John Wilmot, Earl of Rochester was born 350 years ago and died a rackety 33 years later. Poetry Please (R4) enjoyed a romp through his writing, but the impression left was still, almost inevitably, smaller than the man himself. David Westhead read the poems not, somehow, quite well enough, and a silly script compared Restoration rakes to Hooray Henrys. Rochester would be scarcely a footnote in history if he hadn't been a sublime poet as well as a libertine. The key to his character comes in a line from "Absent from thee I languish still": too often was he wearied with a world of woe.

Night Waves (R3) marked another, sadder anniversary. It is 10 years since the writer, industrial chemist and holocaust survivor Primo Levi died. This was a thorough and well-researched tribute to him, which included some discussion. Anthony Rudolf, for example, said that Levi was the Ancient Mariner; forever bound to relive the nightmare of Auschwitz "and 'til my ghastly tale is told, the heart within me burns." But Levi could write essays about fleas and poems in celebration of a sycamore. In fact, he seemed to be able to do almost anything: one reason to believe his death might have been an accident is that he was working on a cookery book when he died.

Finally, a couple of extraordinary and disturbing plays, both excellent, that mingled truth and fantasy inextricably. Glowboys (R3) was more like a film, cutting between characters and scenes at breakneck (and occasionally confusing) speed. It was about a dangerous kind of plumber who dares to repair nuclear reactors while they are still running, risking, it transpires, all human life.

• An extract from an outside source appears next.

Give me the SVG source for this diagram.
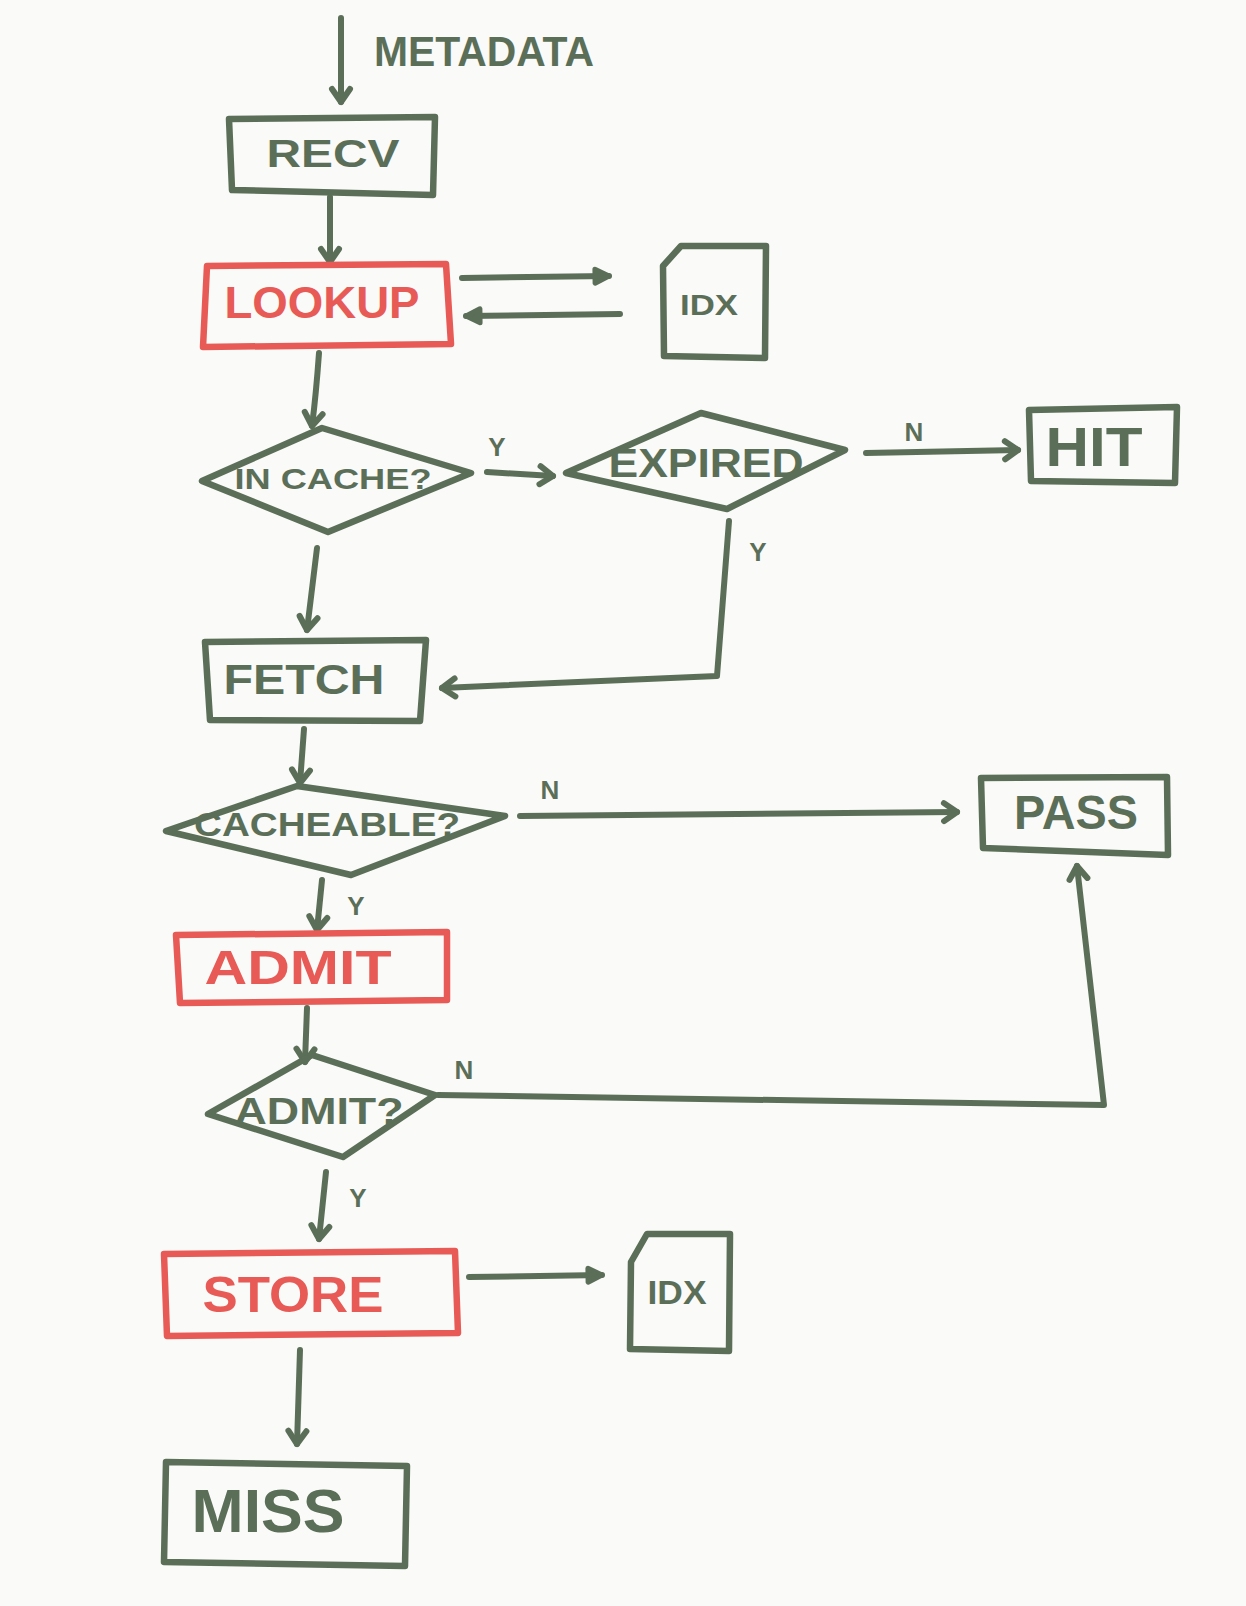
<svg xmlns="http://www.w3.org/2000/svg" width="1246" height="1606" viewBox="0 0 1246 1606">
<style>
.g{fill:none;stroke:#5b6f58;stroke-width:6.5;stroke-linecap:round;stroke-linejoin:round}
.r{fill:none;stroke:#e85a55;stroke-width:6.5;stroke-linecap:round;stroke-linejoin:round}
.c{fill:none;stroke:#5b6f58;stroke-width:6;stroke-linecap:round;stroke-linejoin:round}
text{font-family:"Liberation Sans",Arial,sans-serif;font-weight:bold;text-anchor:middle;dominant-baseline:central}
.tg{fill:#5b6f58}
.tr{fill:#e85a55}
.lb{fill:#5b6f58;font-size:26px}
</style>
<defs>
<marker id="chev" viewBox="0 0 26 26" refX="21" refY="13" markerWidth="26" markerHeight="26" orient="auto" markerUnits="userSpaceOnUse">
<path d="M8,4 L21,13 L8,22" fill="none" stroke="#5b6f58" stroke-width="6" stroke-linecap="round" stroke-linejoin="round"/>
</marker>
<marker id="tri" viewBox="0 0 26 26" refX="21" refY="13" markerWidth="26" markerHeight="26" orient="auto" markerUnits="userSpaceOnUse">
<path d="M7,6 L21,13 L7,20 Z" fill="#5b6f58" stroke="#5b6f58" stroke-width="5" stroke-linejoin="round"/>
</marker>
</defs>
<rect x="0" y="0" width="1246" height="1606" fill="#fafaf8"/>

<g id="connectors">
<path class="c" d="M341,18 L341,102" marker-end="url(#chev)"/>
<path class="c" d="M330,197 L330,262" marker-end="url(#chev)"/>
<path class="c" d="M462,278 L609,276" marker-end="url(#tri)"/>
<path class="c" d="M620,314 L466,316" marker-end="url(#tri)"/>
<path class="c" d="M319,353 Q316,395 312,426" marker-end="url(#chev)"/>
<path class="c" d="M487,472 L553,476" marker-end="url(#chev)"/>
<path class="c" d="M866,453 L1018,450" marker-end="url(#chev)"/>
<path class="c" d="M729,521 L717,676 L442,688" marker-end="url(#chev)"/>
<path class="c" d="M317,548 L307,630" marker-end="url(#chev)"/>
<path class="c" d="M304,729 L300,783" marker-end="url(#chev)"/>
<path class="c" d="M520,816 L957,812" marker-end="url(#chev)"/>
<path class="c" d="M322,880 L317,930" marker-end="url(#chev)"/>
<path class="c" d="M307,1008 L305,1062" marker-end="url(#chev)"/>
<path class="c" d="M438,1095 L1104,1105 L1077,866" marker-end="url(#chev)"/>
<path class="c" d="M326,1172 L319,1239" marker-end="url(#chev)"/>
<path class="c" d="M469,1277 L602,1275" marker-end="url(#tri)"/>
<path class="c" d="M300,1350 L297,1444" marker-end="url(#chev)"/>
<text class="lb" x="497" y="447">Y</text>
<text class="lb" x="914" y="432">N</text>
<text class="lb" x="758" y="552">Y</text>
<text class="lb" x="550" y="790">N</text>
<text class="lb" x="356" y="906">Y</text>
<text class="lb" x="464" y="1070">N</text>
<text class="lb" x="358" y="1198">Y</text>
</g>

<g id="metadata">
<text class="tg" x="484" y="51" font-size="42" textLength="220" lengthAdjust="spacingAndGlyphs">METADATA</text>
</g>
<g id="recv">
<path class="g" d="M229,119 L435,117 L433,195 L232,190 Z"/>
<text class="tg" x="333" y="154" font-size="38" textLength="133" lengthAdjust="spacingAndGlyphs">RECV</text>
</g>
<g id="lookup">
<path class="r" d="M207,266 L446,264 L451,344 L203,347 Z"/>
<text class="tr" x="322" y="302" font-size="44" textLength="195" lengthAdjust="spacingAndGlyphs">LOOKUP</text>
</g>
<g id="idx1">
<path class="g" d="M681,246 L766,246 L765,358 L664,356 L663,266 Z"/>
<text class="tg" x="709" y="304" font-size="30" textLength="58" lengthAdjust="spacingAndGlyphs">IDX</text>
</g>
<g id="incache">
<path class="g" d="M202,481 L322,428 L471,473 L328,532 Z"/>
<text class="tg" x="333" y="478" font-size="30" textLength="197" lengthAdjust="spacingAndGlyphs">IN CACHE?</text>
</g>
<g id="expired">
<path class="g" d="M566,473 L701,413 L845,450 L727,509 Z"/>
<text class="tg" x="706" y="463" font-size="40" textLength="195" lengthAdjust="spacingAndGlyphs">EXPIRED</text>
</g>
<g id="hit">
<path class="g" d="M1029,410 L1177,407 L1175,483 L1031,481 Z"/>
<text class="tg" x="1094" y="446" font-size="56" textLength="97" lengthAdjust="spacingAndGlyphs">HIT</text>
</g>
<g id="fetch">
<path class="g" d="M205,642 L426,640 L420,721 L210,720 Z"/>
<text class="tg" x="304" y="679" font-size="42" textLength="161" lengthAdjust="spacingAndGlyphs">FETCH</text>
</g>
<g id="cacheable">
<path class="g" d="M166,831 L297,786 L505,816 L351,875 Z"/>
<text class="tg" x="327" y="824" font-size="34" textLength="266" lengthAdjust="spacingAndGlyphs">CACHEABLE?</text>
</g>
<g id="pass">
<path class="g" d="M981,778 L1167,777 L1168,855 L983,848 Z"/>
<text class="tg" x="1076" y="812" font-size="48" textLength="124" lengthAdjust="spacingAndGlyphs">PASS</text>
</g>
<g id="admit">
<path class="r" d="M176,935 L447,932 L447,1000 L180,1003 Z"/>
<text class="tr" x="298" y="967" font-size="48" textLength="187" lengthAdjust="spacingAndGlyphs">ADMIT</text>
</g>
<g id="admitq">
<path class="g" d="M208,1114 L312,1055 L435,1095 L343,1157 Z"/>
<text class="tg" x="319" y="1111" font-size="36" textLength="169" lengthAdjust="spacingAndGlyphs">ADMIT?</text>
</g>
<g id="store">
<path class="r" d="M164,1254 L455,1251 L458,1333 L167,1336 Z"/>
<text class="tr" x="293" y="1295" font-size="50" textLength="181" lengthAdjust="spacingAndGlyphs">STORE</text>
</g>
<g id="idx2">
<path class="g" d="M647,1234 L730,1234 L729,1351 L630,1349 L631,1262 Z"/>
<text class="tg" x="677" y="1292" font-size="34" textLength="59" lengthAdjust="spacingAndGlyphs">IDX</text>
</g>
<g id="miss">
<path class="g" d="M166,1462 L407,1466 L405,1566 L164,1562 Z"/>
<text class="tg" x="268" y="1510" font-size="62" textLength="153" lengthAdjust="spacingAndGlyphs">MISS</text>
</g>
</svg>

Lance Dann, its young author, appeared on The Afternoon Shift (R4) to assert that such people do exist and have a kind of mythic, heroic quality in America. His play - fast, violent, comic and scary - elevated the myth into super-universal grand guignol, in which the exploded Glowboy becomes the exultant source of all matter, all energy, all power. Rohan Kriwaczek's score screamed and pulsed between a motorway and a Geiger counter, as an FBI man chased the Glowboy in an increasingly vicious and hopeless quest.

A subtler violence dominated Wally K Daly's Death of an Important Pope (R4) which suggested that the brief reign of John Paul I was terminated by a CIA conspiracy. It was hard to disentangle fact from fantasy in this clever and alarmingly convincing thriller, but if Vatican politics are really as murky and vicious as Daly suggests, God help us all.

It reminded me of the philosophy of Joe Grundy (sorry about returning to Ambridge, but it's been a great week for Joe, as all Archers fans will know). With his usual consummate pessimism, Joe predicted a doom that did not in fact befall: "It's never so dark," he opined, in the tones of a suffering Job, "that you can't turn down the wick." Pure poetry.